The researchers were careful to factor in weather conditions, leveraging the fact that rainy days can deter bike riding, and therefore serves as a good control for public transit ridership in the absence of bikeshare. 

Their research concluded that bikeshare systems actually supported increases in public transit, rather than diminishing it. The introduction of non-electric bikesharing systems increased the number of bus rides by 1%, and electric bikes increased bus rides by 2.1%. 

This doesn't sound like a lot, but with the bus system in Champaign-Urbana attracting around 12 million passenger trips in 2017; this means bus ridership could increase by 120,000 to 252,000 trips per year – a significant potential decrease in polluting and congesting private car trips.

These results suggested that people are using bikeshare systems to solve the first and last mile problem, which is "encouraging news to bikeshare and traditional public transit systems,” Xu says.

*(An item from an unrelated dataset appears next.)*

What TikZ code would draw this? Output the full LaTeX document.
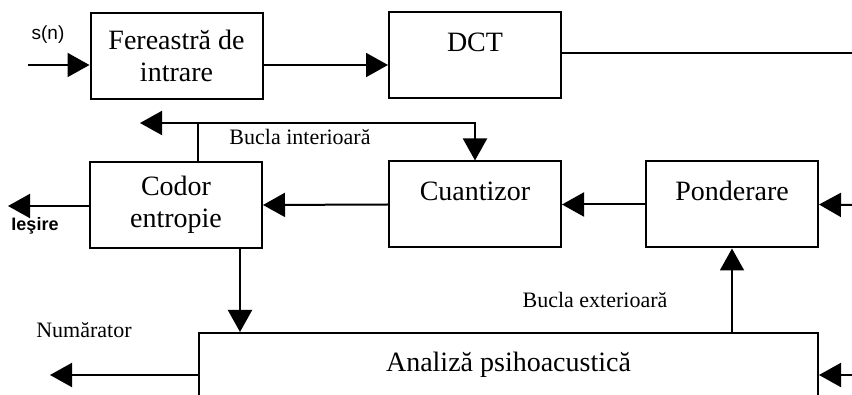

The data also suggested that socioeconomically disadvantaged and young people benefited the most from bikesharing, and that bikesharing systems increased access to mass transit, everyday amenities and job opportunities. 

“Governments may want to invest in infrastructure like bike lanes and facilitate a bike-friendly community and encourage bikeshare companies to distribute their bikes in spots that would solve the first/last mile problem, probably by using a dockless system,” Xu concluded.

“Finally, transit systems and bikeshare systems may want to create partnerships to integrate charging systems that allow transfers between bikeshare and bus ride. This is going to create a win-win for both parties and benefit consumers.”

The paper was published in Transportation Research Part A: Policy and Practice.